Attrition is the general term that describes the breakdown of crystals due to collisions with each other or some other body, or by a shearing fluid. These interactions produce new crystals from the parent crystals and are likely to be a major source of secondary nucleation in industrial crystallizers. However, these collision interactions are difficult to devolve because they occur simultaneously.This work studies lactose monohydrate attrition within the small sample presentation unit of a laser diffraction particle sizer (Malvern Mastersizer, 2000, UK). Stirrer speed, particle concentration and initial crystal size were varied and particle size distributions (PSDs) were recorded every 2 min for 1 h.

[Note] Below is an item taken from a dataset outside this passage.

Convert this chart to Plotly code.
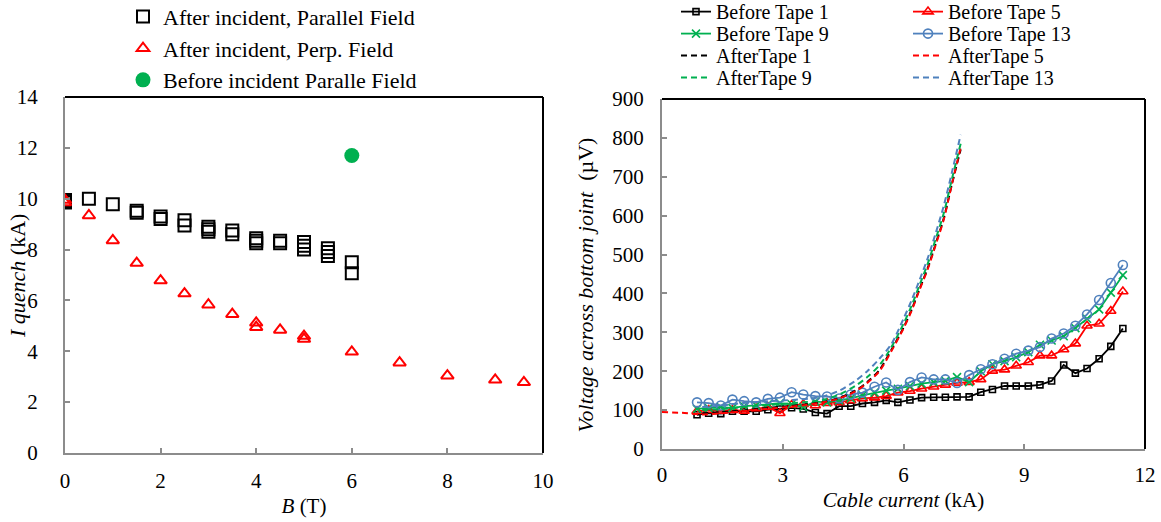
import plotly.graph_objects as go

# ---------------- Left chart data ----------------
B_par = [0, 0, 0, 0.5, 1, 1.5, 1.5, 2, 2, 2.5, 2.5, 3, 3, 3, 3.5, 3.5, 4, 4, 4,
         4.5, 4.5, 5, 5, 5, 5.5, 5.5, 5.5, 6, 6]
I_par = [9.95, 9.9, 9.85, 10.0, 9.78, 9.53, 9.45, 9.3, 9.2, 9.15, 8.95, 8.9, 8.8, 8.7,
         8.75, 8.6, 8.45, 8.35, 8.25, 8.35, 8.25, 8.3, 8.15, 8.0, 8.05, 7.9, 7.75, 7.5, 7.07]
B_perp = [0, 0, 0.5, 1, 1.5, 2, 2.5, 3, 3.5, 4, 4, 4.5, 5, 5, 6, 7, 8, 9, 9.6]
I_perp = [9.95, 9.85, 9.34, 8.36, 7.47, 6.78, 6.27, 5.83, 5.46, 5.12, 4.95, 4.84, 4.6,
          4.48, 3.98, 3.55, 3.04, 2.88, 2.78]
B_before = [6]
I_before = [11.7]

# ---------------- Right chart data ----------------
cur = [0.87, 1.16, 1.46, 1.75, 2.04, 2.34, 2.63, 2.93, 3.22, 3.51, 3.81, 4.10, 4.40,
       4.69, 4.98, 5.28, 5.57, 5.86, 6.16, 6.45, 6.75, 7.04, 7.33, 7.63, 7.92, 8.21,
       8.51, 8.80, 9.10, 9.39, 9.68, 9.98, 10.27, 10.56, 10.86, 11.15, 11.45]
before_t1 = [88, 92, 91, 97, 97, 97, 101, 103, 106, 103, 94, 91, 110, 110, 117, 120, 125,
             120, 126, 132, 133, 133, 134, 134, 146, 153, 162, 162, 162, 165, 175, 216,
             195, 207, 232, 264, 310]
before_t5 = [97, 100, 98, 100, 98, 104, 108, 92, 113, 115, 112, 118, 120, 125, 130, 132,
             136, 145, 149, 155, 160, 165, 170, 172, 179, 201, 204, 214, 223, 240, 240,
             256, 271, 317, 322, 355, 405]
before_t9 = [103, 105, 108, 105, 110, 112, 115, 118, 115, 108, 122, 120, 125, 130, 138,
             145, 150, 155, 162, 168, 172, 175, 185, 172, 200, 218, 226, 236, 249, 268,
             279, 290, 311, 335, 359, 402, 447]
before_t13 = [120, 118, 112, 127, 123, 120, 129, 132, 146, 140, 136, 135, 130, 140, 145,
              160, 171, 152, 172, 184, 179, 179, 170, 190, 205, 218, 232, 245, 253, 262,
              284, 297, 317, 346, 383, 427, 473]

cur_after = [1.0, 1.5, 2.0, 2.5, 3.0, 3.5, 4.0, 4.4, 4.8, 5.1, 5.4, 5.7, 6.0, 6.2,
             6.4, 6.6, 6.8, 7.0, 7.2, 7.42]
cur_after5 = [0, 0.5] + cur_after
after_t1 = [92, 95, 99, 104, 109, 114, 121, 131, 150, 172, 203, 255, 312, 358, 412,
            465, 528, 593, 680, 770]
after_t5 = [95, 93, 89, 92, 97, 102, 107, 112, 120, 130, 148, 170, 200, 252, 310, 355,
            410, 462, 525, 590, 680, 775]
after_t9 = [100, 103, 108, 112, 116, 120, 126, 140, 162, 185, 215, 262, 322, 368, 422,
            476, 540, 606, 693, 785]
after_t13 = [108, 112, 118, 122, 125, 128, 135, 150, 175, 200, 232, 270, 335, 382, 435,
             490, 555, 625, 710, 808]

FONT = "Liberation Serif"
BLACK = "#000000"
RED = "#FF0000"
GREEN = "#00B050"
BLUE = "#4F81BD"
GRAY = "#8C8C8C"
W, H = 1161, 522

fig = go.Figure()

# Left chart
fig.add_trace(go.Scatter(x=B_par, y=I_par, mode="markers", name="After incident, Parallel Field",
                         marker=dict(symbol="square-open", size=12, color=BLACK, line=dict(width=2)),
                         xaxis="x", yaxis="y", legend="legend"))
fig.add_trace(go.Scatter(x=B_perp, y=I_perp, mode="markers", name="After incident, Perp. Field",
                         marker=dict(symbol="triangle-up-open", size=11, color=RED, line=dict(width=2)),
                         xaxis="x", yaxis="y", legend="legend"))
fig.add_trace(go.Scatter(x=B_before, y=I_before, mode="markers", name="Before incident Paralle Field",
                         marker=dict(symbol="circle", size=15, color=GREEN),
                         xaxis="x", yaxis="y", legend="legend"))

# Right chart: each legend entry gets its own small legend so that rows can sit close together
def solid(x, y, name, color, symbol, size, leg):
    return go.Scatter(x=x, y=y, mode="lines+markers", name=name,
                      line=dict(color=color, width=1.8),
                      marker=dict(symbol=symbol, size=size, color=color, line=dict(width=1.6, color=color)),
                      xaxis="x2", yaxis="y2", legend=leg)

def dashed(x, y, name, color, leg):
    return go.Scatter(x=x, y=y, mode="lines", name=name,
                      line=dict(color=color, width=2, dash="6px,4px", shape="spline", smoothing=0.8),
                      xaxis="x2", yaxis="y2", legend=leg)

fig.add_trace(solid(cur, before_t1, "Before Tape 1", BLACK, "square-open", 6, "legend2"))
fig.add_trace(solid(cur, before_t5, "Before Tape 5", RED, "triangle-up-open", 9, "legend3"))
fig.add_trace(solid(cur, before_t9, "Before Tape 9", GREEN, "x-thin-open", 8, "legend4"))
fig.add_trace(solid(cur, before_t13, "Before Tape 13", BLUE, "circle-open", 9, "legend5"))
fig.add_trace(dashed(cur_after, after_t1, "AfterTape 1", BLACK, "legend6"))
fig.add_trace(dashed(cur_after5, after_t5, "AfterTape 5", RED, "legend7"))
fig.add_trace(dashed(cur_after, after_t9, "AfterTape 9", GREEN, "legend8"))
fig.add_trace(dashed(cur_after, after_t13, "AfterTape 13", BLUE, "legend9"))


def axis_style(size, standoff):
    return dict(showgrid=False, zeroline=False, showline=True, linecolor=GRAY, linewidth=2,
                ticks="inside", ticklen=5, tickwidth=1.5, tickcolor=GRAY, automargin=False,
                tickfont=dict(family=FONT, size=size, color=BLACK), ticklabelstandoff=standoff)


leg_common = dict(xanchor="left", yanchor="top", bgcolor="rgba(0,0,0,0)", borderwidth=0,
                  orientation="v", tracegroupgap=0)

right_leg_font = dict(family=FONT, size=20, color=BLACK)
row_y = [1.0151, 0.9730, 0.9308, 0.8887]
col_x = [676 / W, 908 / W]
legends_right = {}
for i in range(8):
    legends_right[f"legend{i + 2}"] = dict(x=col_x[i % 2], y=row_y[i // 2], font=right_leg_font, **leg_common)

fig.update_layout(
    width=W, height=H,
    margin=dict(l=0, r=0, t=0, b=0, autoexpand=False),
    paper_bgcolor="white", plot_bgcolor="white",
    font=dict(family=FONT, size=18, color=BLACK),
    xaxis=dict(domain=[65 / W, 543 / W], range=[0, 10], dtick=2, anchor="y",
               title=dict(text="<i>B</i> (T)", font=dict(family=FONT, size=21), standoff=6),
               **axis_style(21, 8)),
    yaxis=dict(domain=[1 - 453 / H, 1 - 97 / H], range=[0, 14], dtick=2, anchor="x",
               **axis_style(21, 21)),
    xaxis2=dict(domain=[662 / W, 1145 / W], range=[0, 12], dtick=3, anchor="y2",
                title=dict(text="<i>Cable current</i> (kA)", font=dict(family=FONT, size=21), standoff=6),
                **axis_style(21, 6)),
    yaxis2=dict(domain=[1 - 449 / H, 1 - 99 / H], range=[0, 900], dtick=100, anchor="x2",
                title=dict(text="<i>Voltage across bottom joint</i>  (µV)&nbsp;&nbsp;&nbsp;&nbsp;",
                           font=dict(family=FONT, size=22), standoff=13),
                **axis_style(21, 12)),
    legend=dict(x=123 / W, y=1.008, font=dict(family=FONT, size=22, color=BLACK), **leg_common),
    showlegend=True,
    **legends_right,
)

# Left y-axis title (placed as a rotated label close to the tick labels, as in the original)
fig.add_annotation(text="<i>I quench</i> (kA)", xref="paper", yref="paper",
                   x=17 / W, y=1 - 276 / H, xanchor="center", yanchor="middle",
                   textangle=-90, showarrow=False, font=dict(family=FONT, size=22, color=BLACK))

# top & right black frame lines
for xa, ya in (("x", "y"), ("x2", "y2")):
    fig.add_shape(type="line", xref=f"{xa} domain", yref=f"{ya} domain", x0=0, x1=1, y0=1, y1=1,
                  line=dict(color=BLACK, width=2))
    fig.add_shape(type="line", xref=f"{xa} domain", yref=f"{ya} domain", x0=1, x1=1, y0=0, y1=1,
                  line=dict(color=BLACK, width=2))

fig.write_html("out.html", config={"displayModeBar": False},
               post_script="document.body.style.margin='0px';")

From these, three basic attrition mechanisms were recognizable: shattering, chipping and abrasion. The degree of attrition was quantified using indices: the shattering index (SI) and attrition index (AI), which are both typical of literature indices; and the differential attrition index (DAI) proposed here. All indices show similar trends although the DAI is more sensitive to subtle changes in PSDs.Of the three variables studied, particle concentration least affects attrition. Experiments with low initial crystal size and low impeller speed produce fines in the < 10-μm range, indicating that abrasion is the dominant attrition mechanism. In contrast, when the initial crystal size is large and impeller speed is high, crystal fragments are produced across all size ranges indicating that all three attrition mechanisms occur. This variation across the results indicates that the three mechanisms are differentiated by the collision energy intensity, which is a function of both crystal size and impact velocity. These experimental observations were found to closely follow theoretical predictions for crystal-impeller impacts (Synowiec et al. Chem. Eng. Sci. 48 (1993) 3485-3495 and Mersmann et al. Chem Eng & Technol. 11 (1988) 80-88). When applied to industrial crystallizers, this work demonstrates that careful selection of pumps and impellers is needed to control secondary nucleation.